Vi è una consapevolezza, est modus in rebus, in questo bilanciamento tra trasparenza e tutela del dato personale, i rischi alle libertà fondamentali sono elevati nel reticolato del loro trattamento, assumendo un ruolo primario sulla reale estensione della tutela della dignità umana: la dematerializzazione, i big data, i c.d. algoritmi di analisi, comportano dei rischi di intrusione nella sfera personale ed evidenti effetti collaterali, la tutela del dato personale ne rappresenta ancora (per poco) la cura.

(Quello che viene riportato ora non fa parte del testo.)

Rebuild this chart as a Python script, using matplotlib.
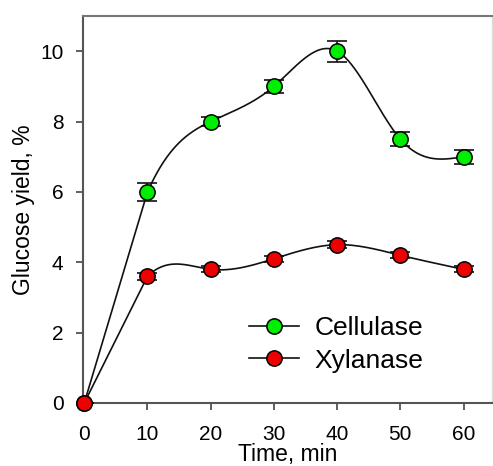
import matplotlib
matplotlib.use("Agg")
import matplotlib.pyplot as plt
import numpy as np

plt.rcParams['font.family'] = ['Liberation Sans', 'DejaVu Sans']

##--- data
time      = [0, 10, 20, 30, 40, 50, 60]
cellulase = [0, 6.0, 8.0, 9.0, 10.0, 7.5, 7.0]
cell_err  = [0, 0.25, 0.12, 0.18, 0.3, 0.2, 0.2]
xylanase  = [0, 3.6, 3.8, 4.1, 4.5, 4.2, 3.8]
xyl_err   = [0, 0.1, 0.08, 0.08, 0.1, 0.08, 0.08]


def curve(x, y, n=300):
    # natural cubic spline through the points (only to draw the line),
    # with the first segment from the origin kept straight
    x = np.asarray(x, float); y = np.asarray(y, float)
    k = len(x); h = np.diff(x)
    A = np.zeros((k, k)); b = np.zeros(k)
    A[0, 0] = A[-1, -1] = 1
    for i in range(1, k - 1):
        A[i, i-1] = h[i-1]; A[i, i] = 2*(h[i-1] + h[i]); A[i, i+1] = h[i]
        b[i] = 6*((y[i+1]-y[i])/h[i] - (y[i]-y[i-1])/h[i-1])
    M = np.linalg.solve(A, b)
    xs = np.linspace(x[1], x[-1], n)
    idx = np.clip(np.searchsorted(x, xs) - 1, 1, k - 2)
    x0, x1 = x[idx], x[idx+1]; hh = x1 - x0
    ys = (M[idx]*(x1-xs)**3/(6*hh) + M[idx+1]*(xs-x0)**3/(6*hh)
          + (y[idx]/hh - M[idx]*hh/6)*(x1-xs) + (y[idx+1]/hh - M[idx+1]*hh/6)*(xs-x0))
    return np.r_[x[0], xs], np.r_[y[0], ys]


fig = plt.figure(figsize=(4.93, 4.66), dpi=100)
ax = fig.add_axes([83/493, 63/466, 409/493, 387/466])

for y, e, col, lab in [(cellulase, cell_err, '#00ee00', 'Cellulase'),
                       (xylanase, xyl_err, '#ee0000', 'Xylanase')]:
    xs, ys = curve(time, y)
    ax.plot(xs, ys, color='#111111', lw=1.2, zorder=2)
    ax.errorbar(time, y, yerr=e, fmt='none', ecolor='#111111', elinewidth=1.2,
                capsize=7, capthick=1.2, zorder=3)
    ax.plot(time, y, 'o', ms=11, mfc=col, mec='black', mew=1.1, zorder=4,
            clip_on=False)
    ax.plot([], [], '-o', color='#111111', lw=1.2, ms=11, mfc=col, mec='black',
            mew=1.1, label=lab)

ax.set_xlim(-0.2, 64.5)
ax.set_ylim(0, 11)
ax.set_xticks(range(0, 61, 10))
ax.set_yticks(range(0, 11, 2))
ax.tick_params(axis='x', direction='out', length=5, width=1.2, pad=11,
               labelsize=15, color='#444444')
ax.tick_params(axis='y', direction='out', length=5, width=1.2, pad=9,
               labelsize=15, color='#444444')
for s in ax.spines.values():
    s.set_color('#555555'); s.set_linewidth(1.5)
ax.spines['top'].set_color('#777777')
ax.spines['right'].set_color('#dddddd')
ax.spines['right'].set_linewidth(1.0)
ax.set_xlabel('Time, min', fontsize=16.5, labelpad=-1)
ax.set_ylabel('Glucose yield, %', fontsize=16.5, labelpad=4)
ax.legend(loc='center left', bbox_to_anchor=(0.405, 0.152), frameon=False,
          fontsize=19, handlelength=1.9, handletextpad=0.6, labelspacing=0.33,
          borderpad=0, borderaxespad=0)

fig.savefig('out.png', dpi=100)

A ben vedere, la massiccia profilassi di dati personali, il desiderio invadente di acquisire dati biometrici, la volontà di digitalizzare ogni cosa in un riflusso di connessione perpetua, apre la “via” alla robotica (dal ceco ròbota, “lavoro”), anticipando quella scienza da tempo definita del “post-umanesimo”, dove i progressi della bioetica e della I.A. (intelligenza artificiale) integrano l’uomo alla macchina per potenziare (andare oltre) le innate capacità naturali, interazioni tra corpi e silicio, nel produrre cyborg affidabili e obbedienti.
L’ingiustificata e sproporzionata raccolta, profilazione, trattamento dei dati personali potrebbe essere solo un inizio, un antecedente che la disciplina comunitaria del GDPR vorrebbe limitare o seguire, ma i fatti sono ben più avanti (vedi, il caso Cambridge Analytica, non isolato): vi è un bisogno di usare le dovute cautele quando gli effetti ancora non si conoscono ma già si intravede il concreto disvelarsi.
[1] Cass. Pen., sez. V, 17 dicembre 2013, n. 8426.
[2] Cass. Pen., sez. II, 23 gennaio 2019, n. 3262.
[3] NOBILIO, Italia Oggi, 12 febbraio 2019, pag. 48.
[4] «Profili generale di tutela dei dati personali nel recepimento del Regolamento UE 2016/679: tutele rafforzate, i dati genetici, biometrici e sulla salute», Comuni d’Italia, 2018, n. 12.